As you read deeper, it's more and more obvious. Light is neither. It's a quantum mechanical object that has no direct analog in classical physics.
Under some conditions, the wave properties are dominant. In others, the particle. In most quantum mechanical problems, both are present.
My main point is that you get log jammed if you try and add the wave properties to a particle concept. There's nothing it can properly connect to. However, a wave can look like a particle, if you set it up right, and squint hard enough. In graph form, it's normal distribution with standard deviation close to zero. Basically a spike, with some slight rounding. It's far from perfect, but it gives our limited brains an anchor to work from.

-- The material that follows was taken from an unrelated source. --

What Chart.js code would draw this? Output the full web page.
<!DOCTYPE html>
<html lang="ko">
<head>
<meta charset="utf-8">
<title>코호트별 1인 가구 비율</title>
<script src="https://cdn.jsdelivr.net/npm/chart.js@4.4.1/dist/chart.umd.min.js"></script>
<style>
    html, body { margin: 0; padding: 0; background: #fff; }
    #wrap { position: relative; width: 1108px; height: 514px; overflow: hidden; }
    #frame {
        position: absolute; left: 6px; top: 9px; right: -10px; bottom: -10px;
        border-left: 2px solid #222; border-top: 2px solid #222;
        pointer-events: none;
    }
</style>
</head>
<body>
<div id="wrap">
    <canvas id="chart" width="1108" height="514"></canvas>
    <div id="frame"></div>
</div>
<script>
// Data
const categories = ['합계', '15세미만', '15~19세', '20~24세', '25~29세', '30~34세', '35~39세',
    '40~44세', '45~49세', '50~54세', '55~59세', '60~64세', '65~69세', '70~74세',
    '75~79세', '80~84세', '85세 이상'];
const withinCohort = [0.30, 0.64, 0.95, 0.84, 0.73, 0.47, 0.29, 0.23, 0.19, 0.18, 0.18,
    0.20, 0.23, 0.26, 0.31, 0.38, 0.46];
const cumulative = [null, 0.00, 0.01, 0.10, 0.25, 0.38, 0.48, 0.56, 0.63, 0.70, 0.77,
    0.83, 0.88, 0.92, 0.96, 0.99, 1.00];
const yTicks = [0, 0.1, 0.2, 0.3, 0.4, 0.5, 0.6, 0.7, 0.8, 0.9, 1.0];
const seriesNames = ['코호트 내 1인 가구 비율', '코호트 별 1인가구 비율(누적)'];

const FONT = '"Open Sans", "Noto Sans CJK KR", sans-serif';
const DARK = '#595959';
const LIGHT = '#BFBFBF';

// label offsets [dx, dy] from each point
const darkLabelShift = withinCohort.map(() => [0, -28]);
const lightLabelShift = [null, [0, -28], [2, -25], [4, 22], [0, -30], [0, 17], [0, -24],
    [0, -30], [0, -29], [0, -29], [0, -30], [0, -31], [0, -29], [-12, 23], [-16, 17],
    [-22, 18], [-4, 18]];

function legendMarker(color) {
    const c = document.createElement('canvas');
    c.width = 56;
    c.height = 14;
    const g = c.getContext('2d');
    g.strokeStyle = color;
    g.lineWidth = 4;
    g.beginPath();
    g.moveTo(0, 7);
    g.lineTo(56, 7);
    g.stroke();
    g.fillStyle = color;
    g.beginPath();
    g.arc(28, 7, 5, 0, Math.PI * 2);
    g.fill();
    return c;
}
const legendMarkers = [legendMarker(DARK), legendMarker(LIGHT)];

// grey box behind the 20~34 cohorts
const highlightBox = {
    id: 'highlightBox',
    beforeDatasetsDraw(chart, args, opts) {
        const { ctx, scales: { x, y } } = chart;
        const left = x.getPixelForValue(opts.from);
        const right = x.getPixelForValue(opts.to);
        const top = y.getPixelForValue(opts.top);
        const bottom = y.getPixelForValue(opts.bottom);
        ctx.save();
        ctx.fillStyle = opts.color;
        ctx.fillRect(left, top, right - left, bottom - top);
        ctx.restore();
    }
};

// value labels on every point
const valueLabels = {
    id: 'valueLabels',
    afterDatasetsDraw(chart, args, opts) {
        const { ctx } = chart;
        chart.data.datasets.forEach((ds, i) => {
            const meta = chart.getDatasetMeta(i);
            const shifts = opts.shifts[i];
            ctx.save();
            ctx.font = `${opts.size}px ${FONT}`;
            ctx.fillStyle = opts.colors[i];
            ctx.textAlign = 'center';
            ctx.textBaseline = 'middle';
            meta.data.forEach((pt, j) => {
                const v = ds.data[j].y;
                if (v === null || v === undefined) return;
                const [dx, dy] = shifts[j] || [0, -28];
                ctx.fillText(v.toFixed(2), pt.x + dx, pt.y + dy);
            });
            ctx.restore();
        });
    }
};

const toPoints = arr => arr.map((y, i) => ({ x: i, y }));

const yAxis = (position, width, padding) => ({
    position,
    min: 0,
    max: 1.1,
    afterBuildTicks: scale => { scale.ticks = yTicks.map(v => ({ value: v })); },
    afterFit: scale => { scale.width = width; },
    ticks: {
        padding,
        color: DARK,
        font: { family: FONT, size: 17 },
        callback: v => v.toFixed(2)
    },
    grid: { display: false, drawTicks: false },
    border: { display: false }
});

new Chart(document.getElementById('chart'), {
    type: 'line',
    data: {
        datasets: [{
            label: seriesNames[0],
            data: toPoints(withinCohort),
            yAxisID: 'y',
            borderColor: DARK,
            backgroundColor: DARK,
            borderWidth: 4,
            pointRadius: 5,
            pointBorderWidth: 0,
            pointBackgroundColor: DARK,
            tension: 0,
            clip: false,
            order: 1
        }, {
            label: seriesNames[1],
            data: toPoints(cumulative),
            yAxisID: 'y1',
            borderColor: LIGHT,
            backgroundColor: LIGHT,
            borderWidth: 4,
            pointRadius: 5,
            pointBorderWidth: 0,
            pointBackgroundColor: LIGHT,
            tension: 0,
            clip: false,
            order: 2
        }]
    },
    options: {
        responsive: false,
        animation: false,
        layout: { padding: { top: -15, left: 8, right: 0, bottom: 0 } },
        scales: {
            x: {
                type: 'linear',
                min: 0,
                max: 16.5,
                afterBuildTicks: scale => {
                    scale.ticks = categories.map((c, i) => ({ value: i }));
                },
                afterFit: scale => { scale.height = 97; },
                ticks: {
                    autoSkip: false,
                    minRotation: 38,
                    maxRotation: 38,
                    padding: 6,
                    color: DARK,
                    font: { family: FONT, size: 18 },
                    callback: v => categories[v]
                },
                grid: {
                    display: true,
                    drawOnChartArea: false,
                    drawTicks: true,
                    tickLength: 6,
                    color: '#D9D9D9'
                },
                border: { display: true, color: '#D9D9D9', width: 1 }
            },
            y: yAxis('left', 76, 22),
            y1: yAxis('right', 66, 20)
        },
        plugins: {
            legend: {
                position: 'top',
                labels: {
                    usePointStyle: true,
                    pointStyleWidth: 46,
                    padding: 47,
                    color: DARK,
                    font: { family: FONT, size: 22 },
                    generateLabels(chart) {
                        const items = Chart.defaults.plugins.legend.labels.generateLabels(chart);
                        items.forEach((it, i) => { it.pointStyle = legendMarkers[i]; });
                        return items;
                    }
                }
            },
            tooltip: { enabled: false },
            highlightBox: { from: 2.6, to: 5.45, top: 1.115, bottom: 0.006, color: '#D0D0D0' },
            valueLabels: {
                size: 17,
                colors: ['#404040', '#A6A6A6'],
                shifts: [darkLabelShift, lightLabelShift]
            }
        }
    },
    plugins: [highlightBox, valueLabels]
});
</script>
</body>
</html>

I would agree that light is neither but Feynman is very adamant that it's a particle and he describes all the properties of light using a particle only model. It's much simpler conceptually to keep everything as a particle than treating light as a wave that sometimes collapses to a particle.
In his book he used the Mayan numbering system as an analogy. You can do everything in math by counting one by one, it's only extremely cumbersome. In a similar way he saw waves as a mathematical method to make calculating particles easier in some situations. But underlying the fancy math, it's still counting one by one.

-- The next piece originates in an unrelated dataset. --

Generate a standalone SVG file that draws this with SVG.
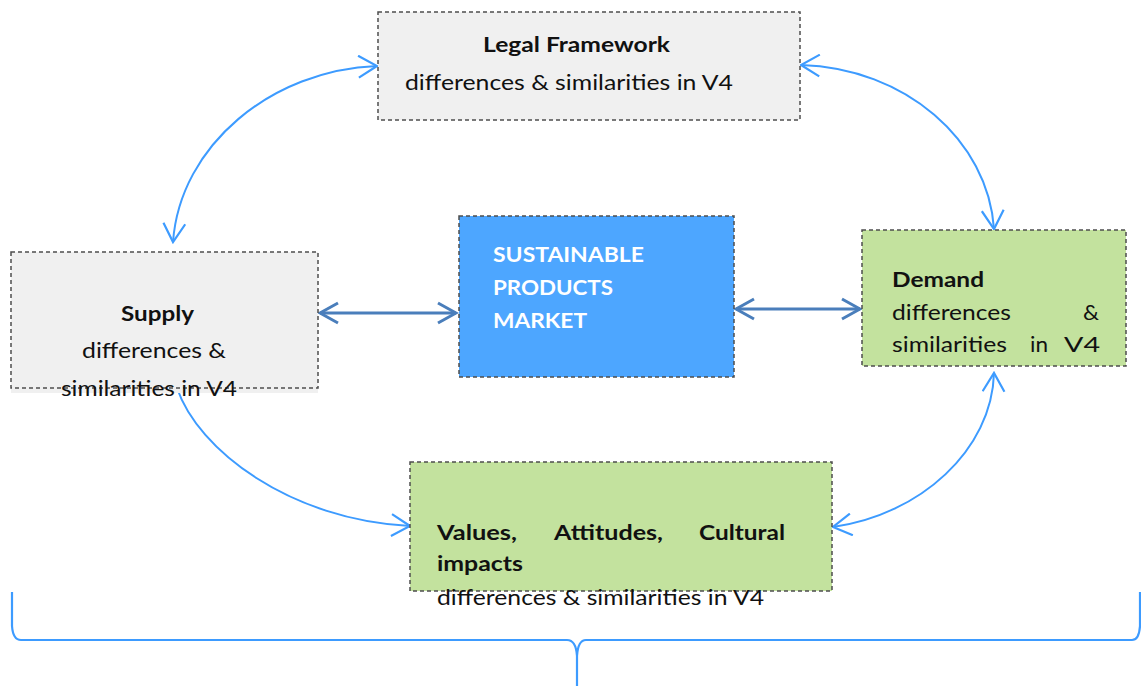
<svg xmlns="http://www.w3.org/2000/svg" width="1141" height="686" viewBox="0 0 1141 686">
  <style>
    .box { stroke: #4d4d4d; stroke-width: 1.5; stroke-dasharray: 4 3; }
    .gray { fill: #f0f0f0; }
    .green { fill: #c3e29e; }
    .blue { fill: #4da6ff; }
    text { font-family: Lato, "Liberation Sans", sans-serif; font-size: 21.5px; fill: #111; }
    .b { font-weight: bold; }
    .w { fill: #ffffff; font-weight: bold; }
    .curve { fill: none; stroke: #3d9bff; stroke-width: 2; }
    .straight { fill: none; stroke: #4a7ebb; stroke-width: 3; }
    .brace { fill: none; stroke: #3d9bff; stroke-width: 2.2; }
  </style>
  <defs>
    <marker id="openHead" markerUnits="userSpaceOnUse" markerWidth="22" markerHeight="24" viewBox="-18 -11 20 22" refX="0" refY="0" orient="auto-start-reverse">
      <path d="M-17,-10 L0,0 L-17,10" fill="none" stroke="#3d9bff" stroke-width="2"/>
    </marker>
    <marker id="openHeadDark" markerUnits="userSpaceOnUse" markerWidth="24" markerHeight="24" viewBox="-20 -12 22 24" refX="0" refY="0" orient="auto-start-reverse">
      <path d="M-18,-10 L0,0 L-18,10" fill="none" stroke="#4a7ebb" stroke-width="3"/>
    </marker>
  </defs>

  <!-- connectors -->
  <g id="connectors">
    <path class="curve" d="M377,66 C272,70 180,145 173,242" marker-start="url(#openHead)" marker-end="url(#openHead)"/>
    <path class="curve" d="M801,65 C905,68 988,140 994,229" marker-start="url(#openHead)" marker-end="url(#openHead)"/>
    <path class="curve" d="M994,373 C992,450 920,515 833,527" marker-start="url(#openHead)" marker-end="url(#openHead)"/>
    <path class="curve" d="M177,388 C198,450 290,520 410,526" marker-end="url(#openHead)"/>
    <path class="straight" d="M320,313 L456,313" marker-start="url(#openHeadDark)" marker-end="url(#openHeadDark)"/>
    <path class="straight" d="M736,309 L860,309" marker-start="url(#openHeadDark)" marker-end="url(#openHeadDark)"/>
    <path class="brace" d="M12,592 L12,626 Q13,640 21,640 L567,640 Q576,640 577,656 L577,686 M577,656 Q578,640 586,640 L1132,640 Q1139,640 1140,626 L1140,592"/>
  </g>

  <!-- Legal Framework -->
  <g id="legal">
    <rect class="box gray" x="378" y="12" width="422" height="108"/>
    <text class="b" x="483" y="52" textLength="187" lengthAdjust="spacingAndGlyphs">Legal Framework</text>
    <text x="405" y="90" textLength="328" lengthAdjust="spacingAndGlyphs">differences &amp; similarities in V4</text>
  </g>

  <!-- Supply -->
  <g id="supply">
    <rect class="gray" x="11" y="252" width="307" height="141"/>
    <rect class="box" x="11" y="252" width="307" height="136" fill="none"/>
    <text class="b" x="121" y="321" textLength="73" lengthAdjust="spacingAndGlyphs">Supply</text>
    <text x="82" y="358" textLength="144" lengthAdjust="spacingAndGlyphs">differences &amp;</text>
    <text x="61" y="396" textLength="176" lengthAdjust="spacingAndGlyphs">similarities in V4</text>
  </g>

  <!-- Sustainable products market -->
  <g id="market">
    <rect class="box blue" x="459" y="216" width="275" height="161"/>
    <text class="w" x="493" y="262" textLength="151" lengthAdjust="spacingAndGlyphs">SUSTAINABLE</text>
    <text class="w" x="493" y="295" textLength="120" lengthAdjust="spacingAndGlyphs">PRODUCTS</text>
    <text class="w" x="493" y="328" textLength="94" lengthAdjust="spacingAndGlyphs">MARKET</text>
  </g>

  <!-- Demand -->
  <g id="demand">
    <rect class="box green" x="862" y="230" width="264" height="136"/>
    <text class="b" x="892" y="287" textLength="92" lengthAdjust="spacingAndGlyphs">Demand</text>
    <text x="892" y="320" textLength="119" lengthAdjust="spacingAndGlyphs">differences</text>
    <text x="1083" y="320" textLength="16" lengthAdjust="spacingAndGlyphs">&amp;</text>
    <text x="892" y="352" textLength="115" lengthAdjust="spacingAndGlyphs">similarities</text>
    <text x="1030" y="352" textLength="18" lengthAdjust="spacingAndGlyphs">in</text>
    <text x="1064" y="352" textLength="36" lengthAdjust="spacingAndGlyphs">V4</text>
  </g>

  <!-- Values, attitudes, cultural impacts -->
  <g id="values">
    <rect class="box green" x="410" y="462" width="422" height="129"/>
    <text class="b" x="437" y="540" textLength="80" lengthAdjust="spacingAndGlyphs">Values,</text>
    <text class="b" x="554" y="540" textLength="109" lengthAdjust="spacingAndGlyphs">Attitudes,</text>
    <text class="b" x="699" y="540" textLength="86" lengthAdjust="spacingAndGlyphs">Cultural</text>
    <text class="b" x="437" y="571" textLength="86" lengthAdjust="spacingAndGlyphs">impacts</text>
    <text x="437" y="605" textLength="327" lengthAdjust="spacingAndGlyphs">differences &amp; similarities in V4</text>
  </g>
</svg>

Feynman argues that you can calculate and observe everything as only particles but you can never observe waves and have to make waves instantly transform into particles if you treat them as waves.
Light is a particle and a wave, maybe?
Most particles are, researchers have shown that even macro-molecular objects like buckyballs behave like a wave in the double slit experiment.
I get that part. With absolutely no disrespect or jokes to the person who asked why there was a duality to the meme, I was actually wondering if the question was another joke I wasn't understanding. (Many comment-based double entendres fly over my head, unfortunately.)
Still though, this whole area of science is confusing, especially when trying to understand EM radiation from antennas. You can shake some electrons in a metal wire and generate a wave (of photons?) that can cause the electrons in another wire to ocillate. (It's really weird when you think a little on that.)
I have heard the word "photon" being used in regards to EM recently, and that is confusing me a bit. It seems legit on the surface when thinking about how energy is transferred, but it also kinda doesn't. Would you happen to have any clarity on that?
I would suggest reading the book QED: The Strange Theory of Light and Matter by Richard Feynman. He won the Nobel Prize for his theory of how light and matter interact and it has been tested to more accuracy than even Einstein's Theory of Gravity.
The book is written for anyone to understand without any mathematics.
What makes his explanations so simple is he is adamant that photons are particles and explains everything as particles interacting.
So your question about EM becomes: an electron in a metal emits a photon, the photon travels until it hits another electron in a piece of metal, that electron's energy is measured and you received the signal.
Thanks for the details. I am to the point now that the concepts are clear enough that solid literature could fill in some blanks. (It's taken me about a year or so before I could actually begin to visualize wave/particle concepts. Not gonna lie: PBS Space Time and Sabine Hossenfelder videos helped a ton.)
Ok, cool. The issue was that I had previously visualized the EM wave as being more akin to how electrons flow through wires, but with more magic involved. Once I started to revisit many my core conceptual beliefs, there was a ton that didn't make sense. Basically, you just gave me some validation, thanks. (There aren't too many people in my life that are interested in the nuances of photons, believe it or not.)